The intrepid opera company Ars Minerva has established itself in the Bay Area by offering the rarest of the rare, Baroque operas never performed since their premieres. This year’s offering, Giovanni Porta’s 1738 Ifigenia in Aulide, the company’s first 18th-century work, maintains the strong musical and dramatic values that marked their previous productions.
The libretto tells a familiar story, with a twist: the Greek army, on its way to make war on Troy, is stranded on the island of Aulide by a lack of wind. The prophet Calchas tells King Agamennone that he must sacrifice his daughter Ifigenia to appease the goddess Artemis. After some internal struggle, Agamennone agrees. Predicable complications arise, including resistance by Achille, Ifigenia’s fiancé, and Clitennestra, her mother.
Ifigenia herself is honored to be sacrificed for the good of her nation. Her death is where this story usually ends, but not in Apostolo Zeno’s libretto: At the sacrificial altar we learn that Elisena, a slave in love with Achille, is in reality the daughter of Helen of Troy, and also named Ifigenia. She is moved to commit suicide, and, an acceptable sacrifice, her demise leaves Agamennone’s daughter alive.
Ifigenia in Aulide opens with an overture that sounds rather like Vivaldi’s concertos, containing melodies with strong rhythmic profiles and lots of scalar movement, predictable phrase repetitions, and familiar harmonic modulations. Once past the overture, though, Porta’s music takes on a stronger and more personal profile, even within the A-B-A aria structure of opera seria.
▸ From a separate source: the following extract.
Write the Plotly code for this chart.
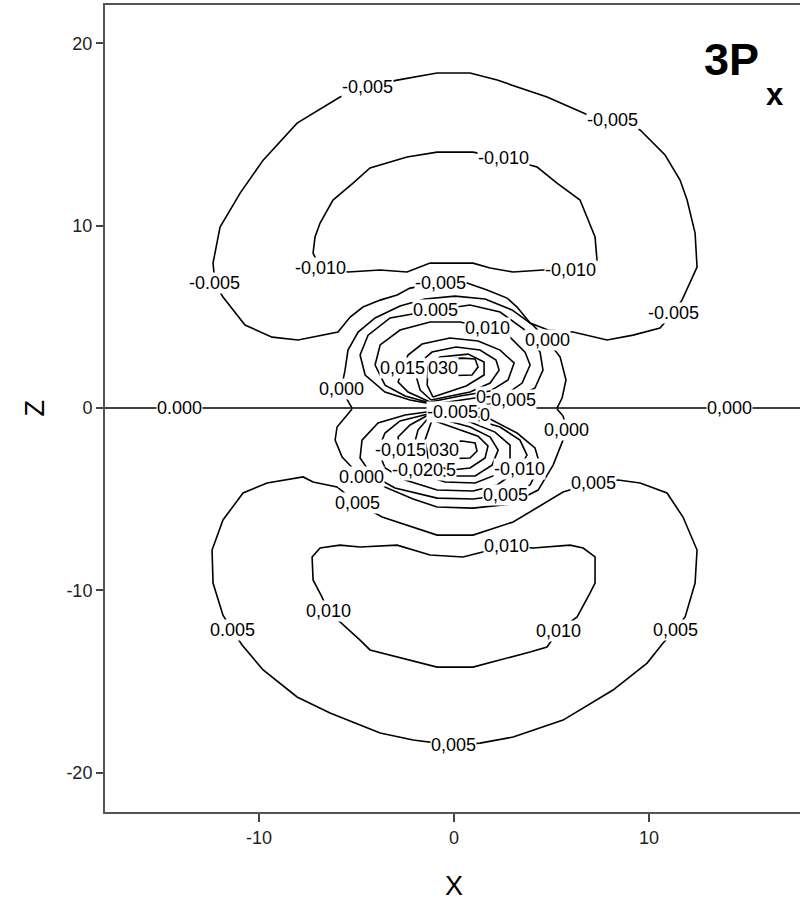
import plotly.graph_objects as go

# ---- contour polylines, (X, Z) in bohr-like units ----
# -0.005, outer negative lobe above the nodal plane
neg005_up_x = [-11.85, -10.72, -9.33, -8.0, -5.95, -5.33, -4.67, -3.79, -2.92, -2.26, -0.67, 0.67, 1.69, 2.72, 3.23, 3.9, 4.82, 6.1, 7.85, 9.18, 10.56, 11.23, 11.69, 12.46, 12.36, 11.95, 11.59, 10.82, 9.54, 8.1, 6.87, 4.77, 2.21, 0.82, -0.87, -2.92, -4.46, -5.85, -8.05, -9.79, -10.97, -12.0, -12.36, -12.26, -11.85]
neg005_up_z = [6.09, 4.55, 3.89, 3.73, 4.17, 4.99, 5.54, 5.92, 6.2, 6.58, 6.86, 6.86, 6.47, 6.03, 5.54, 4.66, 4.28, 4.17, 3.73, 4.0, 4.39, 5.21, 5.92, 7.73, 9.6, 11.41, 12.51, 13.88, 15.25, 15.8, 16.07, 17.06, 17.99, 18.38, 18.38, 17.99, 17.61, 17.06, 15.63, 13.6, 11.79, 9.93, 7.95, 6.86, 6.09]

# -0.010, outer negative lobe above the nodal plane
neg010_up_x = [-6.87, -5.44, -3.79, -2.41, -1.23, 0.97, 1.85, 3.03, 4.56, 5.95, 7.33, 7.23, 6.46, 5.28, 4.26, 2.51, 0.97, -0.87, -2.41, -4.31, -5.18, -6.21, -6.87, -7.13, -7.23, -6.87]
neg010_up_z = [7.68, 7.46, 7.57, 7.46, 7.95, 7.95, 7.68, 7.46, 7.57, 7.57, 8.12, 9.38, 11.41, 12.34, 13.22, 13.71, 14.04, 14.04, 13.77, 13.17, 12.34, 11.41, 10.15, 9.38, 8.5, 7.68]

# 0.000, radial node above the plane
node_up_x = [-5.23, -5.79, -5.59, -5.44, -4.92, -4.05, -2.77, -1.49, 0.05, 1.59, 2.97, 4.05, 4.77, 5.44, 5.74, 5.54, 5.28]
node_up_z = [0.0, 1.04, 2.08, 3.18, 4.17, 4.94, 5.6, 5.98, 6.14, 5.98, 5.38, 4.55, 3.73, 2.8, 1.54, 0.55, 0.0]

# inner positive lobe, 0.005 ... 0.030
pos005_up_x = [-0.82, -2.26, -3.54, -4.56, -4.82, -4.41, -3.28, -0.97, 0.82, 2.36, 3.64, 4.41, 4.56, 4.15, 3.03, 1.85, 0.31, -0.82]
pos005_up_z = [0.16, 0.44, 0.88, 1.81, 2.91, 4.0, 4.94, 5.38, 5.65, 5.27, 4.28, 3.07, 2.08, 1.1, 0.44, 0.22, 0.16, 0.16]
pos010_up_x = [-1.03, -2.51, -3.54, -4.05, -3.79, -2.77, -1.23, 0.31, 1.69, 2.87, 3.64, 3.9, 3.49, 2.62, 1.08, -1.03]
pos010_up_z = [0.22, 0.66, 1.26, 2.36, 3.46, 4.28, 4.72, 4.72, 4.39, 3.89, 3.07, 2.36, 1.37, 0.71, 0.55, 0.22]
pos015_up_x = [-1.23, -2.36, -2.87, -2.62, -2.36, -1.64, -0.21, 1.23, 2.36, 3.08, 2.77, 1.85, 0.31, -1.23]
pos015_up_z = [0.33, 0.88, 1.43, 2.19, 2.91, 3.51, 3.84, 3.68, 3.18, 2.47, 1.54, 0.93, 0.66, 0.33]
pos020_up_x = [-1.18, -1.74, -1.95, -1.74, -1.13, 0.1, 1.33, 2.15, 2.31, 1.85, 0.82, -1.18]
pos020_up_z = [0.44, 0.99, 1.76, 2.52, 3.07, 3.35, 3.18, 2.63, 2.08, 1.37, 0.88, 0.44]
pos025_up_x = [-1.08, -1.38, -1.33, -0.72, 0.72, 1.54, 1.54, 0.62, -1.08]
pos025_up_z = [0.6, 1.26, 2.3, 2.8, 2.96, 2.52, 1.81, 1.21, 0.6]
pos030_up_x = [-1.23, -0.92, 0.41, 1.08, 1.23, 0.92, -0.72, -1.23]
pos030_up_z = [2.19, 2.63, 2.74, 2.69, 2.25, 1.81, 1.76, 2.19]

# nodal plane z = 0
plane_x = [-18.0, 18.0]
plane_z = [0.0, 0.0]

# 0.000, radial node below the plane
node_lo_x = [-5.23, -6.0, -6.1, -5.74, -4.77, -3.54, -2.1, -0.87, 0.97, 2.87, 4.31, 5.08, 5.49, 5.79, 5.59, 5.28]
node_lo_z = [-0.05, -1.04, -1.76, -2.69, -3.78, -4.33, -4.99, -5.43, -5.49, -5.27, -4.5, -3.13, -2.03, -1.21, -0.44, -0.05]

# inner negative lobe, -0.005 ... -0.030
neg005_lo_x = [-1.03, -2.51, -3.9, -4.72, -4.82, -4.21, -3.03, -0.87, 0.97, 2.62, 3.9, 4.41, 4.15, 3.23, 1.85, -0.1, -1.03]
neg005_lo_z = [-0.16, -0.38, -0.82, -1.76, -2.74, -3.68, -4.39, -4.94, -4.99, -4.77, -4.22, -3.13, -2.19, -1.37, -0.6, -0.22, -0.16]
neg010_lo_x = [-1.13, -2.77, -3.54, -3.9, -3.54, -2.51, -0.87, 0.97, 2.21, 3.33, 3.74, 3.38, 2.36, 0.82, -1.13]
neg010_lo_z = [-0.27, -0.71, -1.37, -2.3, -3.29, -3.95, -4.5, -4.55, -4.22, -3.35, -2.58, -1.76, -1.04, -0.55, -0.27]
neg015_lo_x = [-1.23, -2.26, -2.87, -2.77, -2.51, -1.74, -0.46, 1.08, 2.1, 2.87, 2.87, 2.1, 0.82, -1.23]
neg015_lo_z = [-0.33, -0.93, -1.59, -2.3, -2.96, -3.62, -4.06, -4.11, -3.68, -2.85, -2.03, -1.32, -0.77, -0.33]
neg020_lo_x = [-1.23, -1.85, -2.05, -2.05, -1.85, -0.46, 1.08, 1.95, 2.26, 1.85, 0.82, -1.23]
neg020_lo_z = [-0.44, -1.21, -2.03, -2.85, -3.4, -3.73, -3.73, -3.13, -2.3, -1.59, -1.04, -0.44]
neg025_lo_x = [-1.13, -1.49, -1.33, -0.72, -0.15, 0.82, 1.59, 1.74, 1.23, 0.05, -1.13]
neg025_lo_z = [-0.66, -1.76, -2.74, -3.24, -3.4, -3.29, -2.74, -2.08, -1.54, -1.1, -0.66]
neg030_lo_x = [-1.23, -0.97, 0.41, 1.08, 1.18, 0.82, -0.72, -1.23]
neg030_lo_z = [-2.3, -1.92, -1.81, -1.92, -2.36, -2.74, -2.8, -2.3]

# 0.005, outer positive lobe below the plane
pos005_lo_x = [-11.38, -10.87, -9.79, -8.05, -6.36, -3.79, -2.1, -0.05, 1.33, 3.03, 5.59, 8.15, 9.9, 10.72, 11.33, 11.85, 12.36, 12.46, 11.74, 10.92, 9.54, 8.41, 7.13, 5.59, 3.03, 0.97, -0.87, -3.69, -4.97, -6.0, -7.23, -7.74, -9.59, -10.82, -11.85, -12.41, -12.36, -11.85, -11.38]
pos005_lo_z = [-12.18, -13.0, -14.37, -15.85, -16.73, -17.83, -18.21, -18.49, -18.38, -18.05, -17.12, -15.47, -13.99, -12.89, -12.18, -11.46, -9.6, -7.79, -5.98, -4.66, -4.11, -3.95, -4.11, -4.61, -6.25, -6.97, -6.97, -5.98, -5.21, -4.33, -4.06, -3.78, -4.11, -4.66, -6.14, -7.79, -9.6, -11.36, -12.18]

# 0.010, outer positive lobe below the plane
pos010_lo_x = [2.67, 4.05, 5.95, 6.62, 7.23, 7.23, 6.97, 6.31, 5.33, 4.77, 3.9, 0.97, -0.87, -4.31, -4.82, -5.69, -6.46, -6.77, -7.23, -7.28, -6.87, -5.85, -4.82, -2.92, -1.23, 0.46, 1.33, 2.67]
pos010_lo_z = [-7.57, -7.68, -7.52, -7.68, -8.17, -9.6, -10.15, -11.46, -12.23, -13.11, -13.38, -14.21, -14.21, -13.27, -12.73, -11.9, -11.14, -10.37, -9.43, -8.17, -7.68, -7.52, -7.62, -7.52, -8.06, -8.17, -7.95, -7.57]

# ---- contour labels (crowded inner labels are clipped by their neighbours) ----
label_text = ["-0,005", "-0,005", "-0,010", "-0.005", "-0,010", "-0,010", "-0,005", "-0.005",
              "0.005", "0,010", "0,000", "0,015", "030", "0,000", "0,005", "0",
              "0.000", "0,000",
              "-0.005", "0", "-0,015", "030", "-0,020", "5", "-0,010", "0.000", "0,000",
              "0,005", "0,005", "0,005", "0,010", "0,010", "0,010", "0.005", "0,005", "0,005"]
label_x = [-4.46, 8.1, 2.51, -12.26, -6.87, 5.95, -0.67, 11.23,
           -0.97, 1.69, 4.77, -2.64, -0.59, -5.79, 3.03, 1.4,
           -14.1, 14.1,
           -0.1, 1.59, -2.77, -0.54, -1.85, -0.15, 3.33, -4.77, 5.79,
           2.62, -4.97, 7.13, 2.67, -6.46, 5.33, -11.38, 11.33, -0.05]
label_z = [17.61, 15.8, 13.71, 6.86, 7.68, 7.57, 6.86, 5.21,
           5.38, 4.39, 3.73, 2.19, 2.19, 1.04, 0.44, 0.6,
           0.0, 0.0,
           -0.22, -0.4, -2.3, -2.3, -3.4, -3.4, -3.35, -3.78, -1.21,
           -4.77, -5.21, -4.11, -7.57, -11.14, -12.23, -12.18, -12.18, -18.49]

x_ticks = [-10, 0, 10]
x_tick_text = ["-10", "0", "10"]
z_ticks = [-20, -10, 0, 10, 20]
z_tick_text = ["-20", "-10", "0", "10", "20"]

paths = [
    (neg005_up_x, neg005_up_z), (neg010_up_x, neg010_up_z), (node_up_x, node_up_z),
    (pos005_up_x, pos005_up_z), (pos010_up_x, pos010_up_z), (pos015_up_x, pos015_up_z),
    (pos020_up_x, pos020_up_z), (pos025_up_x, pos025_up_z), (pos030_up_x, pos030_up_z),
    (plane_x, plane_z),
    (node_lo_x, node_lo_z), (neg005_lo_x, neg005_lo_z), (neg010_lo_x, neg010_lo_z),
    (neg015_lo_x, neg015_lo_z), (neg020_lo_x, neg020_lo_z), (neg025_lo_x, neg025_lo_z),
    (neg030_lo_x, neg030_lo_z), (pos005_lo_x, pos005_lo_z), (pos010_lo_x, pos010_lo_z),
]

FONT = "Liberation Sans, Arial, Helvetica, sans-serif"

fig = go.Figure()
for px, pz in paths:
    fig.add_trace(go.Scatter(x=px, y=pz, mode="lines",
                             line=dict(color="black", width=1.6),
                             hoverinfo="skip", showlegend=False))

for t, lx, lz in zip(label_text, label_x, label_z):
    fig.add_annotation(x=lx, y=lz, xref="x", yref="y", text=t, showarrow=False,
                       bgcolor="white", borderpad=0, xanchor="center", yanchor="middle",
                       font=dict(family=FONT, size=18, color="black"))

# axis titles and orbital name
fig.add_annotation(x=0, y=-0.0917, xref="x", yref="paper", text="X", showarrow=False,
                   xanchor="center", yanchor="middle",
                   font=dict(family=FONT, size=27, color="black"))
fig.add_annotation(x=-0.1, y=0, xref="paper", yref="y", text="Z", showarrow=False,
                   xanchor="center", yanchor="middle", textangle=-90,
                   font=dict(family=FONT, size=27, color="black"))
fig.add_annotation(x=0.901, y=0.932, xref="paper", yref="paper", text="<b>3P</b>",
                   showarrow=False, xanchor="center", yanchor="middle",
                   font=dict(family=FONT, size=45, color="black"))
fig.add_annotation(x=0.964, y=0.889, xref="paper", yref="paper", text="<b>x</b>",
                   showarrow=False, xanchor="center", yanchor="middle",
                   font=dict(family=FONT, size=31, color="black"))

fig.update_xaxes(range=[-17.9, 17.74], tickvals=x_ticks, ticktext=x_tick_text,
                 ticks="outside", ticklen=8, tickwidth=1.5, tickcolor="#444",
                 showline=True, mirror=True, linecolor="#555", linewidth=2,
                 showgrid=False, zeroline=False,
                 tickfont=dict(family=FONT, size=18, color="#222"))
fig.update_yaxes(range=[-22.16, 22.11], tickvals=z_ticks, ticktext=z_tick_text,
                 ticks="outside", ticklen=7, tickwidth=1.5, tickcolor="#444",
                 showline=True, mirror=False, linecolor="#555", linewidth=2,
                 showgrid=False, zeroline=False,
                 tickfont=dict(family=FONT, size=18, color="#222"))

fig.update_layout(width=800, height=912, margin=dict(l=105, r=0, t=5, b=100),
                  plot_bgcolor="white", paper_bgcolor="white")

fig.write_html("out.html")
The opera features a multitude of rage arias for Ifigenia, Achille, Clitennestra, and Elisena. There’s a magnificent third-act trio in which Agamennone, Clitennestra, and Ifigenia express their respective grief, anger, and obedience. A beautiful moral-of-the-story sextet closes the opera.
Ars Minerva billed Ifigenia as semi-staged, but given the dramatic richness and imagination the creative team brought to the production, it had the complexity and feel of a fully-staged opera. Céline Ricci who directed the production and sang Achille, ably handled the interactions among the characters. She made outstanding use of the full ensemble of singers, plus a supernumerary, as a sort of visual Greek chorus. Dressed in hooded purple robes and wearing Noh-like masks, the ensemble moved on stage in response to the characters and their situations, sometimes acted as properties, and were sometimes part of the action. Characters appeared and disappeared among the ensemble members. The movements and behavior of the ensemble created mysterious, appropriate, and moving stage pictures.
Ricci also found considerable modern relevance in how she handled some of the dramatic situations. Teurco, in love with, but not loved by, Elisena, becomes a harassing creep who won’t leave her alone. She manages to turn his attentions to her advantage and makes him a dupe as well as a creep. Ulisse is a bullying sadist toward those around him.
Nicole Spencer Carreira’s projections cannily used ancient Greek artworks and visual motifs, all set on fields of pale lavender or purple, to set the mood, amply assisted by Jack Beuttler’s lighting. Matthew Nash’s costumes for the royal family picked up on the purple/lavender motif, adding contrasting draperies for Agamennone, Clitennestra, and Ifigenia. All of the characters’ costumes were uncomplicated but striking. Teaghan Rohan’s makeup designs went beyond enhancing skin tones under theatrical lighting; Ulisse’s blue tunic was matched by blue makeup around his eyes and elsewhere on his face, for example; makeup extended the shape of a helmet on another character’s cheeks.
Ifegenia had all of this, and terrific singing from every one of the performers. Countertenor Matheus Coura was the overbearing and slick Teurco. Cara Gabrielson brought a big, rich, and flexible soprano to Elisena, easily encompassing her character’s jealously, seductiveness, and rage. Céline Ricci’s Achille was heroic in both sound and manner, her dark mezzo an excellent foil to the sweet and tender soprano of Aura Veruni’s Ifigenia. Mezzo Nikola Printz made a tortured, kingly Agamennone, soprano Shawnette Sulker a brilliant, high-flying Clitennestra. Kevin Gino brought a beefy tenor to Ulisse, a role that had fewer vocal fireworks than the rest. Spencer Dodd was a sincere, forceful Arcade, the smallest role in the opera. Supernumerary Jeffrie Givens rounded out the cast.
Derek Tam led the excellent small orchestra, consisting of harpsichord, strings, and theorbo, from the keyboard.